Member Reviews

Jemima Flowerday arrives at Merry Beggars (no apostrophe) Hall to design and make dresses for the elderly lady of the house. She's attracted not only to the money but to the fact that an unsolved murder occurred there the previous year and she's an enthusiastic reader of 'true detective stories'. She is not especially welcomed by the house staff especially when she starts digging into the murder. The French cook, Marie, dies unpleasantly in the first few hours, Will (gardener and chauffeur) is suspected, the butler (brother of the first murder victim), Jack tell-tale footman lusting after Dinah, housemaid, who is enamoured of Will all have something to hide. The family has it's own history with the loss of the eldest son in WW1, father dying just before and second son, pompous Sir Finchley and wife Lady Olivia Hamlash now in charge although Lady Hamlash Sn, mother, still runs the old house.

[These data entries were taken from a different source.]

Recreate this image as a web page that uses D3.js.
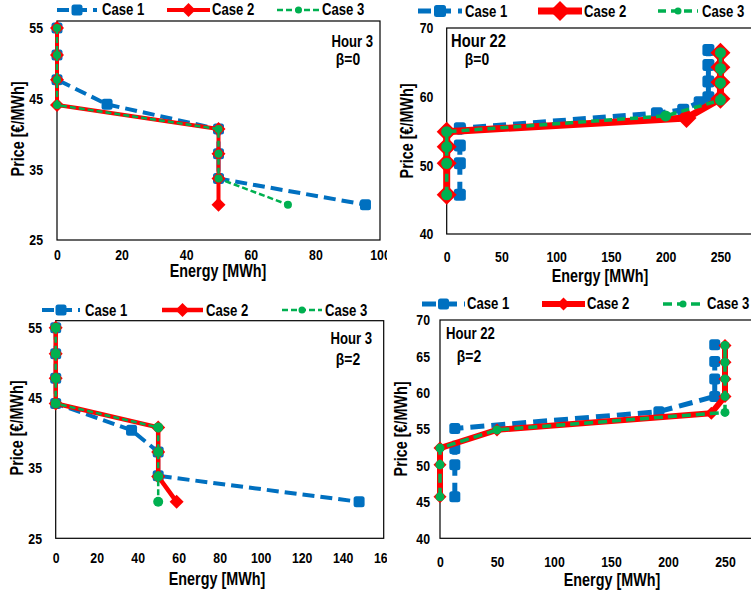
<!DOCTYPE html>
<html>
<head>
<meta charset="utf-8">
<script src="https://cdn.jsdelivr.net/npm/d3@7"></script>
<style>
  body { margin: 0; background: #fff; }
  svg text { font-family: "Liberation Sans", Arial, sans-serif; font-weight: bold; fill: #000; }
</style>
</head>
<body>
<svg id="chart" width="751" height="597"></svg>
<script>
// ---- data: [energy MWh, price €/MWh] ----
const caseNames = ["Case 1", "Case 2", "Case 3"];

// Hour 3, beta = 0
const h3b0Case1 = [[0,55],[0,51.2],[0,47.7],[15.5,44.2],[50,40.7],[50,37.2],[50,33.7],[95.5,30]];
const h3b0Case2 = [[0,55],[0,51.2],[0,47.7],[0,44.1],[50,40.7],[50,37.2],[50,33.7],[50,30]];
const h3b0Case3 = [[0,55],[0,51.2],[0,47.7],[0,44.1],[50,40.7],[50,37.2],[50,33.7],[71.5,30]];

// Hour 22, beta = 0
const h22b0Case1 = [[12,45.7],[12,50.3],[12,52.9],[12,55.4],[192,57.6],[216,58.1],[231,59.2],[239,59.9],[239,62.2],[239,64.6],[239,66.8]];
const h22b0Case2 = [[0,45.7],[0,50.3],[0,52.7],[0,54.9],[219,56.9],[250,59.7],[250,62.1],[250,64.3],[250,66.4]];
const h22b0Case3 = [[0,45.7],[0,50.3],[0,52.7],[0,54.9],[200,57.2],[250,59.5],[250,62],[250,64.1],[250,66.4]];

// Hour 3, beta = 2
const h3b2Case1 = [[0,55],[0,51.3],[0,47.8],[0,44.2],[37,40.4],[50,37.3],[50,33.9],[148,30.2]];
const h3b2Case2 = [[0,55],[0,51.3],[0,47.8],[0,44.2],[50,40.8],[50,37.3],[50,33.8],[59,30.2]];
const h3b2Case3 = [[0,55],[0,51.3],[0,47.8],[0,44.2],[50,40.8],[50,37.3],[50,33.8],[50,30.2]];

// Hour 22, beta = 2
const h22b2Case1 = [[13,45.7],[13,50.1],[13,52.3],[13,55.1],[192,57.4],[241,59.5],[241,61.9],[241,64.3],[241,66.6]];
const h22b2Case2 = [[0,45.7],[0,50.1],[0,52.4],[50,54.9],[238,57.2],[250,59.5],[250,61.9],[250,64.2],[250,66.5]];
const h22b2Case3 = [[0,45.7],[0,50.1],[0,52.4],[50,54.9],[250,57.3],[250,59.5],[250,61.9],[250,64.2],[250,66.5]];

// tick values (the 300 of the Hour 22 axes falls outside the picture)
const xTicksHour3b0 = [0, 20, 40, 60, 80, 100];
const xTicksHour3b2 = [0, 20, 40, 60, 80, 100, 120, 140, 160];
const xTicksHour22 = [0, 50, 100, 150, 200, 250];
const yTicksHour3 = [25, 35, 45, 55];
const yTicksHour22b0 = [40, 50, 60, 70];
const yTicksHour22b2 = [40, 45, 50, 55, 60, 65, 70];

const BLUE = "#0070C0", RED = "#FF0000", GREEN = "#00B050";
const TICK_SIZE = 15, TITLE_SIZE = 17.5, LEGEND_SIZE = 16;
const SQUEEZE = 0.82;   // the original uses a narrow bold face

const svg = d3.select("#chart");

// panel layouts (pixels), built around the arrays above
const panels = [
  {
    clip: [0, 0, 387, 290], series: [h3b0Case1, h3b0Case2, h3b0Case3],
    xDomain: [0, 100], xRange: [57, 380], yDomain: [25, 56], yRange: [240, 21],
    xTicks: xTicksHour3b0, yTicks: yTicksHour3, xBase: 260, yPad: 14,
    xTitle: [218, 277], yTitle: [23.5, 129],
    hour: {text: "Hour 3", x: 373, y: 46.5, anchor: "end", size: 16},
    beta: {text: "β=0", x: 348, y: 65, anchor: "middle", size: 17},
    legend: {y: 10, textY: 15, items: [[57, 97, 102], [167, 210, 212], [277, 320, 322]]},
    style: {w: [4, 4, 2.5], dash: ["12,6", null, "6,3"], blue: 11, dia: 7, r: 4}
  },
  {
    clip: [380, 0, 371, 290], series: [h22b0Case1, h22b0Case2, h22b0Case3],
    xDomain: [0, 300], xRange: [446.7, 775.2], yDomain: [40, 70], yRange: [234, 28],
    xTicks: xTicksHour22, yTicks: yTicksHour22b0, xBase: 261.7, yPad: 13.4,
    xTitle: [600, 282], yTitle: [413, 131],
    hour: {text: "Hour 22", x: 451, y: 46.5, anchor: "start", size: 18},
    beta: {text: "β=0", x: 477, y: 65, anchor: "middle", size: 17},
    legend: {y: 11, textY: 16.5, items: [[418, 462, 465], [538, 582, 584], [658, 698, 702]]},
    style: {w: [5, 7, 3.5], dash: ["13,7", null, "8,5"], blue: 12, dia: 10, r: 5.5}
  },
  {
    clip: [0, 290, 387, 307], series: [h3b2Case1, h3b2Case2, h3b2Case3],
    xDomain: [0, 160], xRange: [55.7, 383.7], yDomain: [25, 56], yRange: [538.3, 320.7],
    xTicks: xTicksHour3b2, yTicks: yTicksHour3, xBase: 563.3, yPad: 13.7,
    xTitle: [217, 585], yTitle: [23, 428],
    hour: {text: "Hour 3", x: 372, y: 344.3, anchor: "end", size: 16},
    beta: {text: "β=2", x: 348, y: 365, anchor: "middle", size: 17},
    legend: {y: 310, textY: 316, items: [[42, 80, 85], [162, 203, 206], [282, 322, 325]]},
    style: {w: [4, 4.5, 2.5], dash: ["12,6", null, "6,3"], blue: 11, dia: 7, r: 5}
  },
  {
    clip: [380, 290, 371, 307], series: [h22b2Case1, h22b2Case2, h22b2Case3],
    xDomain: [0, 300], xRange: [440, 782], yDomain: [40, 70], yRange: [538.3, 320],
    xTicks: xTicksHour22, yTicks: yTicksHour22b2, xBase: 567, yPad: 10,
    xTitle: [612, 585.5], yTitle: [407, 429],
    hour: {text: "Hour 22", x: 446, y: 339.3, anchor: "start", size: 16},
    beta: {text: "β=2", x: 469, y: 361.7, anchor: "middle", size: 17},
    legend: {y: 304, textY: 309.3, items: [[422, 465, 467], [542, 585, 587], [663, 703, 707]]},
    style: {w: [5, 6, 3.5], dash: ["14,7", null, "9,5"], blue: 11, dia: 6.5, r: 4.5}
  }
];

function diamondPath(s) {
  return `M0,${-s}L${s},0L0,${s}L${-s},0Z`;
}

// narrow text: squeezed horizontally around its anchor point
function narrowText(g, x, y, txt, size, anchor, rotate) {
  return g.append("text")
    .attr("transform", `translate(${x},${y})${rotate ? " rotate(-90)" : ""} scale(${SQUEEZE},1)`)
    .attr("text-anchor", anchor || "start")
    .attr("font-size", size)
    .text(txt);
}

// one marker, drawn at (0,0) inside g
function drawMarker(g, idx, st) {
  if (idx === 0) {
    const b = st.blue;
    g.append("rect")
      .attr("x", -b / 2).attr("y", -b / 2)
      .attr("width", b).attr("height", b)
      .attr("rx", 2.5)
      .attr("fill", BLUE);
  } else if (idx === 1) {
    g.append("path")
      .attr("d", diamondPath(st.dia))
      .attr("fill", RED);
  } else {
    g.append("circle")
      .attr("r", st.r)
      .attr("fill", GREEN);
  }
}

function drawPanel(p, k) {
  const colors = [BLUE, RED, GREEN];
  const st = p.style;

  svg.append("clipPath").attr("id", "clip" + k)
    .append("rect")
      .attr("x", p.clip[0]).attr("y", p.clip[1])
      .attr("width", p.clip[2]).attr("height", p.clip[3]);

  const g = svg.append("g").attr("clip-path", `url(#clip${k})`);

  const xScale = d3.scaleLinear().domain(p.xDomain).range(p.xRange);
  const yScale = d3.scaleLinear().domain(p.yDomain).range(p.yRange);

  // plot frame
  g.append("rect")
    .attr("x", p.xRange[0]).attr("y", p.yRange[1])
    .attr("width", p.xRange[1] - p.xRange[0])
    .attr("height", p.yRange[0] - p.yRange[1])
    .attr("fill", "none")
    .attr("stroke", "#000")
    .attr("stroke-width", 1.2);

  // axes (labels only, the frame is the axis line)
  const xPad = p.xBase - p.yRange[0] - 0.71 * TICK_SIZE;
  const xAxis = d3.axisBottom(xScale).tickValues(p.xTicks).tickSize(0).tickPadding(xPad);
  const yAxis = d3.axisLeft(yScale).tickValues(p.yTicks).tickSize(0).tickPadding(p.yPad);

  g.append("g")
    .attr("transform", `translate(0,${p.yRange[0]})`)
    .call(xAxis)
    .call(a => a.select(".domain").remove())
    .selectAll("text")
      .attr("font-size", TICK_SIZE)
      .attr("transform", `scale(${SQUEEZE},1)`);

  g.append("g")
    .attr("transform", `translate(${p.xRange[0]},0)`)
    .call(yAxis)
    .call(a => a.select(".domain").remove())
    .selectAll("text")
      .attr("font-size", TICK_SIZE)
      .attr("x", -p.yPad / SQUEEZE)
      .attr("transform", `scale(${SQUEEZE},1)`);

  // axis titles
  narrowText(g, p.xTitle[0], p.xTitle[1], "Energy [MWh]", TITLE_SIZE, "middle");
  narrowText(g, p.yTitle[0], p.yTitle[1], "Price [€/MWh]", TITLE_SIZE, "middle", true);

  // hour / beta notes
  [p.hour, p.beta].forEach(n => {
    narrowText(g, n.x, n.y, n.text, n.size, n.anchor);
  });

  // series
  const line = d3.line()
    .x(d => xScale(d[0]))
    .y(d => yScale(d[1]));

  p.series.forEach((data, i) => {
    g.append("path")
      .datum(data)
      .attr("d", line)
      .attr("fill", "none")
      .attr("stroke", colors[i])
      .attr("stroke-width", st.w[i])
      .attr("stroke-linejoin", "round")
      .attr("stroke-dasharray", st.dash[i]);

    g.selectAll(".m" + i)
      .data(data)
      .enter()
      .append("g")
        .attr("class", "m" + i)
        .attr("transform", d => `translate(${xScale(d[0])},${yScale(d[1])})`)
        .each(function() { drawMarker(d3.select(this), i, st); });
  });

  // legend
  p.legend.items.forEach((it, i) => {
    g.append("line")
      .attr("x1", it[0]).attr("x2", it[1])
      .attr("y1", p.legend.y).attr("y2", p.legend.y)
      .attr("stroke", colors[i])
      .attr("stroke-width", st.w[i])
      .attr("stroke-dasharray", st.dash[i]);

    const mg = g.append("g")
      .attr("transform", `translate(${(it[0] + it[1]) / 2},${p.legend.y})`);
    drawMarker(mg, i, i === 2 ? Object.assign({}, st, {r: 3.5}) : st);

    narrowText(g, it[2], p.legend.textY, caseNames[i], LEGEND_SIZE, "start");
  });
}

panels.forEach(drawPanel);
</script>
</body>
</html>
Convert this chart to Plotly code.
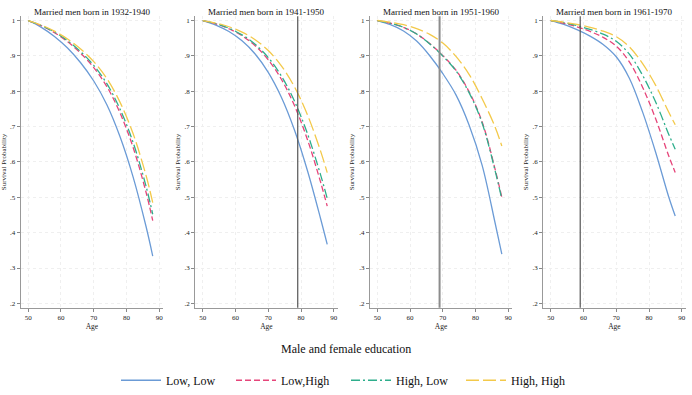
import plotly.graph_objects as go

ages = [50, 54, 58, 62, 66, 70, 74, 78, 82, 86, 88]
cohorts = ["1932-1940", "1941-1950", "1951-1960", "1961-1970"]
ref_ages = [None, 79, 69, 59]

series_names = ["Low, Low", "Low,High", "High, Low", "High, High"]
series_colors = ["#6b9bd6", "#e6457a", "#2eae8c", "#f3c94a"]
series_dash = ["solid", "6px,3px", "9px,3px,2px,3px", "13px,4px"]

low_low = [
    [1.0, 0.9806, 0.955, 0.9222, 0.8806, 0.829, 0.762, 0.672, 0.558, 0.416, 0.334],
    [1.0, 0.9872, 0.9688, 0.9425, 0.9053, 0.8535, 0.7831, 0.6904, 0.5744, 0.4388, 0.3671],
    [1.0, 0.9881, 0.9704, 0.9418, 0.9003, 0.8496, 0.7898, 0.7047, 0.5904, 0.4253, 0.3396],
    [1.0, 0.9891, 0.9743, 0.9560, 0.9324, 0.8976, 0.8369, 0.7423, 0.6282, 0.5016, 0.4471],
]
low_high = [
    [1.0, 0.9852, 0.9656, 0.9402, 0.9077, 0.8669, 0.8132, 0.7390, 0.6415, 0.5130, 0.4341],
    [1.0, 0.9905, 0.9767, 0.9569, 0.9287, 0.8890, 0.8339, 0.7594, 0.6623, 0.5422, 0.4750],
    [1.0, 0.9923, 0.9809, 0.9622, 0.9348, 0.9007, 0.8594, 0.7988, 0.7130, 0.5776, 0.4998],
    [1.0, 0.9923, 0.9821, 0.9691, 0.9523, 0.9274, 0.8832, 0.8122, 0.7228, 0.6178, 0.5701],
]
high_low = [
    [1.0, 0.9859, 0.9672, 0.9430, 0.9120, 0.8730, 0.8214, 0.7499, 0.6555, 0.5299, 0.4521],
    [1.0, 0.9911, 0.9781, 0.9595, 0.9329, 0.8953, 0.8431, 0.7722, 0.6791, 0.5627, 0.4969],
    [1.0, 0.9922, 0.9807, 0.9617, 0.9339, 0.8993, 0.8576, 0.7962, 0.7096, 0.5732, 0.4951],
    [1.0, 0.9938, 0.9855, 0.9750, 0.9615, 0.9411, 0.9048, 0.8458, 0.7700, 0.6786, 0.6361],
]
high_high = [
    [1.0, 0.9871, 0.9701, 0.9479, 0.9195, 0.8836, 0.8358, 0.7692, 0.6804, 0.5605, 0.4849],
    [1.0, 0.9928, 0.9824, 0.9673, 0.9457, 0.9150, 0.8718, 0.8124, 0.7326, 0.6299, 0.5700],
    [1.0, 0.9950, 0.9881, 0.9773, 0.9608, 0.9361, 0.8985, 0.8479, 0.7788, 0.6977, 0.6450],
    [1.0, 0.9952, 0.9888, 0.9807, 0.9701, 0.9542, 0.9256, 0.8787, 0.8173, 0.7412, 0.7051],
]
all_series = [low_low, low_high, high_low, high_high]

x_ticks = [50, 60, 70, 80, 90]
y_ticks = [0.2, 0.3, 0.4, 0.5, 0.6, 0.7, 0.8, 0.9, 1.0]
y_ticktext = [".2", ".3", ".4", ".5", ".6", ".7", ".8", ".9", "1"]

W, H = 692, 395
panel_left_px = [20.7, 195.2, 369.8, 543.2]
panel_w_px = 142.5
y_bottom_px, y_top_px = 310.0, 16.4
vline_styles = [None, dict(color="#555", width=1.2), dict(color="#8c8c8c", width=2), dict(color="#555", width=1.2)]

FONT = "Liberation Serif, Times New Roman, serif"

fig = go.Figure()
layout = dict(
    width=W, height=H,
    margin=dict(l=0, r=0, t=0, b=0),
    paper_bgcolor="white", plot_bgcolor="white",
    font=dict(family=FONT, color="#222"),
    showlegend=True,
    legend=dict(orientation="h", x=0.5, xanchor="center", y=0.03, yanchor="middle",
                font=dict(size=12, family=FONT, color="#111"),
                entrywidth=60, itemwidth=40, bgcolor="rgba(0,0,0,0)"),
)
annotations = []
shapes = []

for p in range(4):
    xa = "xaxis" if p == 0 else f"xaxis{p+1}"
    ya = "yaxis" if p == 0 else f"yaxis{p+1}"
    xr = "x" if p == 0 else f"x{p+1}"
    yr = "y" if p == 0 else f"y{p+1}"
    x0 = panel_left_px[p] / W
    x1 = (panel_left_px[p] + panel_w_px) / W
    layout[xa] = dict(
        domain=[x0, x1], range=[47.7, 91.2], anchor=yr,
        tickvals=x_ticks, ticks="outside", ticklen=3, tickcolor="#888",
        showline=True, linecolor="#999", linewidth=1,
        showgrid=True, gridcolor="#efefef", griddash="dot", gridwidth=1,
        zeroline=False, tickfont=dict(size=7, family=FONT, color="#222"),
        title=dict(text="Age", font=dict(size=7.5, family=FONT, color="#222"), standoff=2),
    )
    layout[ya] = dict(
        domain=[1 - y_bottom_px / H, 1 - y_top_px / H], range=[0.188, 1.012], anchor=xr,
        tickvals=y_ticks, ticktext=y_ticktext, ticks="outside", ticklen=3, tickcolor="#888",
        showline=True, linecolor="#999", linewidth=1,
        showgrid=True, gridcolor="#efefef", griddash="dot", gridwidth=1,
        zeroline=False, tickfont=dict(size=7, family=FONT, color="#222"),
        title=dict(text="Survival Probability", font=dict(size=7, family=FONT, color="#222"), standoff=3),
    )
    for s in range(4):
        fig.add_trace(go.Scatter(
            x=ages, y=all_series[s][p], mode="lines", name=series_names[s],
            line=dict(color=series_colors[s], dash=series_dash[s], width=1.3, shape="spline"),
            xaxis=xr, yaxis=yr, showlegend=(p == 0),
        ))
    annotations.append(dict(
        text=f"Married men born in {cohorts[p]}", x=(x0 + x1) / 2, y=1 - 12 / H,
        xref="paper", yref="paper", showarrow=False, xanchor="center", yanchor="middle",
        font=dict(size=9, family=FONT, color="#111"),
    ))
    if ref_ages[p] is not None:
        shapes.append(dict(type="line", xref=xr, yref=f"{yr} domain",
                           x0=ref_ages[p], x1=ref_ages[p], y0=0, y1=1,
                           line=vline_styles[p]))

annotations.append(dict(
    text="Male and female education", x=0.5, y=1 - 352 / H, xref="paper", yref="paper",
    showarrow=False, xanchor="center", yanchor="middle",
    font=dict(size=12, family=FONT, color="#111"),
))
layout["annotations"] = annotations
layout["shapes"] = shapes
fig.update_layout(**layout)
fig.write_html("out.html")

Family secrets, cook who is not who she seems, revenge and blackmail all play their parts. More bodies. Good sense of time and place - 1922 London and 'county' and well described characters. Jemima does do a lot of detailed investigating and rather little dress making related matters which would not have gone down well with Lady Hamlash Sn I think. The police are sensible characters and do listen to Jemima, at times, even if she does rather a lot of snooping and entering well, illegally. The threads were all pulled together in a long but coherent fashion at the end but there was quite a lot of repetition of Jemima's earlier investigations. Thanks to NetGalley and the publisher for an advance copy.